Task statement:
Pictures in the data below are not part of the copy; transcribe everything else exactly.

:: Dataset content ::

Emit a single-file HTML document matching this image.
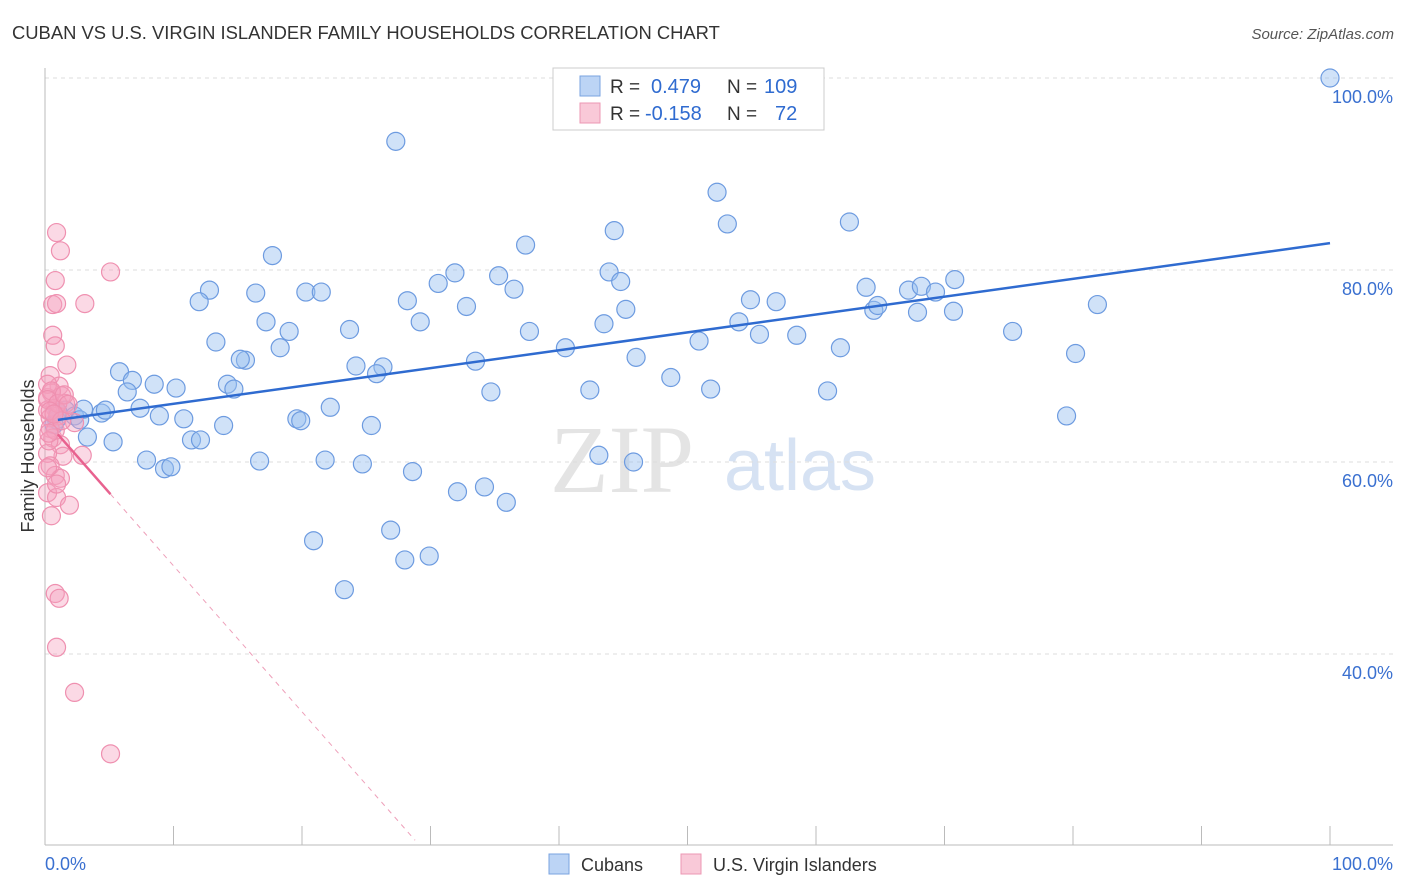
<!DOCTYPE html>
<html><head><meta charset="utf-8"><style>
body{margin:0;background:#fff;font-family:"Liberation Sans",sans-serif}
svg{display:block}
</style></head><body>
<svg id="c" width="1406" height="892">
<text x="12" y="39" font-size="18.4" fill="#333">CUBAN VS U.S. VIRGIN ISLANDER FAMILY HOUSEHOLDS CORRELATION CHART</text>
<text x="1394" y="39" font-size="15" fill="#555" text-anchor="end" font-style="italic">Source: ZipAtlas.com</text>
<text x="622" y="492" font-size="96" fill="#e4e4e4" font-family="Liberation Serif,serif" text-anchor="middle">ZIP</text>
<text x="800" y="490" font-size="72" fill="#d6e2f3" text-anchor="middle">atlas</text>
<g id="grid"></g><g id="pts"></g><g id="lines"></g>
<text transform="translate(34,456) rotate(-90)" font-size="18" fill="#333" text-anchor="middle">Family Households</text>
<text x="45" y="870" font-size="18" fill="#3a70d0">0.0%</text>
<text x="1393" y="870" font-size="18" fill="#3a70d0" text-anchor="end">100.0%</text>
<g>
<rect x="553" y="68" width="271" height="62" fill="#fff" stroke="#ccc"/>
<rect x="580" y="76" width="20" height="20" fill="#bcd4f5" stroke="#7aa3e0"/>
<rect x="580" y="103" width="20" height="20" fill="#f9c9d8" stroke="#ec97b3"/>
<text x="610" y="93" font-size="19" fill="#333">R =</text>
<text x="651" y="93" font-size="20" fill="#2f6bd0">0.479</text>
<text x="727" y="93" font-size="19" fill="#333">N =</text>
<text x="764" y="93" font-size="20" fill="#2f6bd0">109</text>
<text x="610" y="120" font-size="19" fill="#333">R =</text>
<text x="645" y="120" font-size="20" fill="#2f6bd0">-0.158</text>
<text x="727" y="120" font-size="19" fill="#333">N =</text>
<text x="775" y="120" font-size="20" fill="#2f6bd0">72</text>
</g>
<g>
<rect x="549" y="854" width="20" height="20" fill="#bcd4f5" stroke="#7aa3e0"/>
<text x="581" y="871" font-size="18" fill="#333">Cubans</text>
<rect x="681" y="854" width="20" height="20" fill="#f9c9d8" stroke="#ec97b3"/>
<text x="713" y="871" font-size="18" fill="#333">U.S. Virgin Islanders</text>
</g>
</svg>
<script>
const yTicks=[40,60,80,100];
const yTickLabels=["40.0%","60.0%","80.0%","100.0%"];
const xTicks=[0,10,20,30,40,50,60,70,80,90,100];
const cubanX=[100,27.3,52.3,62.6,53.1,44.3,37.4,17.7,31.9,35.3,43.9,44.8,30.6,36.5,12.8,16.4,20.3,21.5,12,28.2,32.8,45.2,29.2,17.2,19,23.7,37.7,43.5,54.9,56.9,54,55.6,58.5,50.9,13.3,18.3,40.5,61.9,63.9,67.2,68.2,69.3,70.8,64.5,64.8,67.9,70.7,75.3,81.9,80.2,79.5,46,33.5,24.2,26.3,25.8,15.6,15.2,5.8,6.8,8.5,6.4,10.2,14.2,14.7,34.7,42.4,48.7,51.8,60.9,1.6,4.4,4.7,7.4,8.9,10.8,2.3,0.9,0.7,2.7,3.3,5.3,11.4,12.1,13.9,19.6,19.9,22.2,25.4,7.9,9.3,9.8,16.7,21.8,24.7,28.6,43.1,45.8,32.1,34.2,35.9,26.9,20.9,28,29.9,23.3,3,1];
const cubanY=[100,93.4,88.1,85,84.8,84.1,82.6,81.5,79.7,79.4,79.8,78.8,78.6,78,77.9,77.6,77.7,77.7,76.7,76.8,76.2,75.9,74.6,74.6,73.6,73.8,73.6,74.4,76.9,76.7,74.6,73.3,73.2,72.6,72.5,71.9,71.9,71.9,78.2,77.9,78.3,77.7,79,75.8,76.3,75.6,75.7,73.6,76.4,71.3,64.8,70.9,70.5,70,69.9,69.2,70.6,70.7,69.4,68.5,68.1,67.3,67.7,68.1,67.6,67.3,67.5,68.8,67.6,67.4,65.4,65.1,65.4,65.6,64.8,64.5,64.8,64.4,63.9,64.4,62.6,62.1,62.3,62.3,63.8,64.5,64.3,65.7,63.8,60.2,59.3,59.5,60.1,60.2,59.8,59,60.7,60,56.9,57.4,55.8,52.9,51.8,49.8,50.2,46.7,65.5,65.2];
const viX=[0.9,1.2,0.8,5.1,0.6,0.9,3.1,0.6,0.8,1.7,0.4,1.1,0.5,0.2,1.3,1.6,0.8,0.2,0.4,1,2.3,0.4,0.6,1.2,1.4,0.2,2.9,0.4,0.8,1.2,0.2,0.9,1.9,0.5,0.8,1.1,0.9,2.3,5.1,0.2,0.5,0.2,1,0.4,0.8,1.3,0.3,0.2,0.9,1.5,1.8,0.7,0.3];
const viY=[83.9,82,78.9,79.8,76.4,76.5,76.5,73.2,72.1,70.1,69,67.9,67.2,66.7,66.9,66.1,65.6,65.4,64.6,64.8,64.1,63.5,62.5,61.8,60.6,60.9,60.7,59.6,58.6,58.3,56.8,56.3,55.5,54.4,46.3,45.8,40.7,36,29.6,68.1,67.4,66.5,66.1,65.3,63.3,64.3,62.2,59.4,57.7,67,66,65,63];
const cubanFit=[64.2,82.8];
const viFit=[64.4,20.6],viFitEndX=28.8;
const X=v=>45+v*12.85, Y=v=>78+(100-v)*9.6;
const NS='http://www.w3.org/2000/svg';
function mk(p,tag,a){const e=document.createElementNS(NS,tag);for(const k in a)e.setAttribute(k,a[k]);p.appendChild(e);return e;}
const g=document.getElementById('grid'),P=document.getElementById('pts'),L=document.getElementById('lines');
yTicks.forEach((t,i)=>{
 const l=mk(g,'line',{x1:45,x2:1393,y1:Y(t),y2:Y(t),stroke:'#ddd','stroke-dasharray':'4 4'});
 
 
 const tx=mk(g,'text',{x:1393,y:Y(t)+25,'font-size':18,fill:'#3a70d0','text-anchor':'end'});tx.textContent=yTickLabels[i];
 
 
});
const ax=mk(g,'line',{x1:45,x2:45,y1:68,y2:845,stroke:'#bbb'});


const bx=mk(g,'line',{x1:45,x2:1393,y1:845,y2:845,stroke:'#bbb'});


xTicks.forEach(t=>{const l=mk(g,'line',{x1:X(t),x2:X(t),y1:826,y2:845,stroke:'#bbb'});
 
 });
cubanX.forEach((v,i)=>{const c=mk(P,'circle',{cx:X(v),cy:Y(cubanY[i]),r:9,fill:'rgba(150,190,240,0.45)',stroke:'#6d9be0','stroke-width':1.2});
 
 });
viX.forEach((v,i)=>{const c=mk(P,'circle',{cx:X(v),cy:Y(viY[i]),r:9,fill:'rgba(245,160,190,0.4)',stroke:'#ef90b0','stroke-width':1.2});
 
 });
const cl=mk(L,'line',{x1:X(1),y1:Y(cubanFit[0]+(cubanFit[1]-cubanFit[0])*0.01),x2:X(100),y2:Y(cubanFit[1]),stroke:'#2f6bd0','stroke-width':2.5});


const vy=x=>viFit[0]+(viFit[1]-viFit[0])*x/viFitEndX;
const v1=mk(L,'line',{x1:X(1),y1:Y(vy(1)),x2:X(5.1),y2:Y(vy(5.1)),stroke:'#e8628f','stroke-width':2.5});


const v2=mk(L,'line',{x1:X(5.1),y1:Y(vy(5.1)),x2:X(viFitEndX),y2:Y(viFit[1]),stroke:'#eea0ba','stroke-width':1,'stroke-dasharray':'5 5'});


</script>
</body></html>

:::

Correct output:
Emit a single-file HTML document matching this image.
<!DOCTYPE html>
<html><head><meta charset="utf-8"><style>
body{margin:0;background:#fff;font-family:"Liberation Sans",sans-serif}
svg{display:block}
</style></head><body>
<svg id="c" width="1406" height="892">
<text x="12" y="39" font-size="18.4" fill="#333">CUBAN VS U.S. VIRGIN ISLANDER FAMILY HOUSEHOLDS CORRELATION CHART</text>
<text x="1394" y="39" font-size="15" fill="#555" text-anchor="end" font-style="italic">Source: ZipAtlas.com</text>
<text x="622" y="492" font-size="96" fill="#e4e4e4" font-family="Liberation Serif,serif" text-anchor="middle">ZIP</text>
<text x="800" y="490" font-size="72" fill="#d6e2f3" text-anchor="middle">atlas</text>
<g id="grid"></g><g id="pts"></g><g id="lines"></g>
<text transform="translate(34,456) rotate(-90)" font-size="18" fill="#333" text-anchor="middle">Family Households</text>
<text x="45" y="870" font-size="18" fill="#3a70d0">0.0%</text>
<text x="1393" y="870" font-size="18" fill="#3a70d0" text-anchor="end">100.0%</text>
<g>
<rect x="553" y="68" width="271" height="62" fill="#fff" stroke="#ccc"/>
<rect x="580" y="76" width="20" height="20" fill="#bcd4f5" stroke="#7aa3e0"/>
<rect x="580" y="103" width="20" height="20" fill="#f9c9d8" stroke="#ec97b3"/>
<text x="610" y="93" font-size="19" fill="#333">R =</text>
<text x="651" y="93" font-size="20" fill="#2f6bd0">0.479</text>
<text x="727" y="93" font-size="19" fill="#333">N =</text>
<text x="764" y="93" font-size="20" fill="#2f6bd0">109</text>
<text x="610" y="120" font-size="19" fill="#333">R =</text>
<text x="645" y="120" font-size="20" fill="#2f6bd0">-0.158</text>
<text x="727" y="120" font-size="19" fill="#333">N =</text>
<text x="775" y="120" font-size="20" fill="#2f6bd0">72</text>
</g>
<g>
<rect x="549" y="854" width="20" height="20" fill="#bcd4f5" stroke="#7aa3e0"/>
<text x="581" y="871" font-size="18" fill="#333">Cubans</text>
<rect x="681" y="854" width="20" height="20" fill="#f9c9d8" stroke="#ec97b3"/>
<text x="713" y="871" font-size="18" fill="#333">U.S. Virgin Islanders</text>
</g>
</svg>
<script>
const yTicks=[40,60,80,100];
const yTickLabels=["40.0%","60.0%","80.0%","100.0%"];
const xTicks=[0,10,20,30,40,50,60,70,80,90,100];
const cubanX=[100,27.3,52.3,62.6,53.1,44.3,37.4,17.7,31.9,35.3,43.9,44.8,30.6,36.5,12.8,16.4,20.3,21.5,12,28.2,32.8,45.2,29.2,17.2,19,23.7,37.7,43.5,54.9,56.9,54,55.6,58.5,50.9,13.3,18.3,40.5,61.9,63.9,67.2,68.2,69.3,70.8,64.5,64.8,67.9,70.7,75.3,81.9,80.2,79.5,46,33.5,24.2,26.3,25.8,15.6,15.2,5.8,6.8,8.5,6.4,10.2,14.2,14.7,34.7,42.4,48.7,51.8,60.9,1.6,4.4,4.7,7.4,8.9,10.8,2.3,0.9,0.7,2.7,3.3,5.3,11.4,12.1,13.9,19.6,19.9,22.2,25.4,7.9,9.3,9.8,16.7,21.8,24.7,28.6,43.1,45.8,32.1,34.2,35.9,26.9,20.9,28,29.9,23.3,3,1];
const cubanY=[100,93.4,88.1,85,84.8,84.1,82.6,81.5,79.7,79.4,79.8,78.8,78.6,78,77.9,77.6,77.7,77.7,76.7,76.8,76.2,75.9,74.6,74.6,73.6,73.8,73.6,74.4,76.9,76.7,74.6,73.3,73.2,72.6,72.5,71.9,71.9,71.9,78.2,77.9,78.3,77.7,79,75.8,76.3,75.6,75.7,73.6,76.4,71.3,64.8,70.9,70.5,70,69.9,69.2,70.6,70.7,69.4,68.5,68.1,67.3,67.7,68.1,67.6,67.3,67.5,68.8,67.6,67.4,65.4,65.1,65.4,65.6,64.8,64.5,64.8,64.4,63.9,64.4,62.6,62.1,62.3,62.3,63.8,64.5,64.3,65.7,63.8,60.2,59.3,59.5,60.1,60.2,59.8,59,60.7,60,56.9,57.4,55.8,52.9,51.8,49.8,50.2,46.7,65.5,65.2];
const viX=[0.9,1.2,0.8,5.1,0.6,0.9,3.1,0.6,0.8,1.7,0.4,1.1,0.5,0.2,1.3,1.6,0.8,0.2,0.4,1,2.3,0.4,0.6,1.2,1.4,0.2,2.9,0.4,0.8,1.2,0.2,0.9,1.9,0.5,0.8,1.1,0.9,2.3,5.1,0.2,0.5,0.2,1,0.4,0.8,1.3,0.3,0.2,0.9,1.5,1.8,0.7,0.3];
const viY=[83.9,82,78.9,79.8,76.4,76.5,76.5,73.2,72.1,70.1,69,67.9,67.2,66.7,66.9,66.1,65.6,65.4,64.6,64.8,64.1,63.5,62.5,61.8,60.6,60.9,60.7,59.6,58.6,58.3,56.8,56.3,55.5,54.4,46.3,45.8,40.7,36,29.6,68.1,67.4,66.5,66.1,65.3,63.3,64.3,62.2,59.4,57.7,67,66,65,63];
const cubanFit=[64.2,82.8];
const viFit=[64.4,20.6],viFitEndX=28.8;
const X=v=>45+v*12.85, Y=v=>78+(100-v)*9.6;
const NS='http://www.w3.org/2000/svg';
function mk(p,tag,a){const e=document.createElementNS(NS,tag);for(const k in a)e.setAttribute(k,a[k]);p.appendChild(e);return e;}
const g=document.getElementById('grid'),P=document.getElementById('pts'),L=document.getElementById('lines');
yTicks.forEach((t,i)=>{
 const l=mk(g,'line',{x1:45,x2:1393,y1:Y(t),y2:Y(t),stroke:'#ddd','stroke-dasharray':'4 4'});
 
 
 const tx=mk(g,'text',{x:1393,y:Y(t)+25,'font-size':18,fill:'#3a70d0','text-anchor':'end'});tx.textContent=yTickLabels[i];
 
 
});
const ax=mk(g,'line',{x1:45,x2:45,y1:68,y2:845,stroke:'#bbb'});


const bx=mk(g,'line',{x1:45,x2:1393,y1:845,y2:845,stroke:'#bbb'});


xTicks.forEach(t=>{const l=mk(g,'line',{x1:X(t),x2:X(t),y1:826,y2:845,stroke:'#bbb'});
 
 });
cubanX.forEach((v,i)=>{const c=mk(P,'circle',{cx:X(v),cy:Y(cubanY[i]),r:9,fill:'rgba(150,190,240,0.45)',stroke:'#6d9be0','stroke-width':1.2});
 
 });
viX.forEach((v,i)=>{const c=mk(P,'circle',{cx:X(v),cy:Y(viY[i]),r:9,fill:'rgba(245,160,190,0.4)',stroke:'#ef90b0','stroke-width':1.2});
 
 });
const cl=mk(L,'line',{x1:X(1),y1:Y(cubanFit[0]+(cubanFit[1]-cubanFit[0])*0.01),x2:X(100),y2:Y(cubanFit[1]),stroke:'#2f6bd0','stroke-width':2.5});


const vy=x=>viFit[0]+(viFit[1]-viFit[0])*x/viFitEndX;
const v1=mk(L,'line',{x1:X(1),y1:Y(vy(1)),x2:X(5.1),y2:Y(vy(5.1)),stroke:'#e8628f','stroke-width':2.5});


const v2=mk(L,'line',{x1:X(5.1),y1:Y(vy(5.1)),x2:X(viFitEndX),y2:Y(viFit[1]),stroke:'#eea0ba','stroke-width':1,'stroke-dasharray':'5 5'});


</script>
</body></html>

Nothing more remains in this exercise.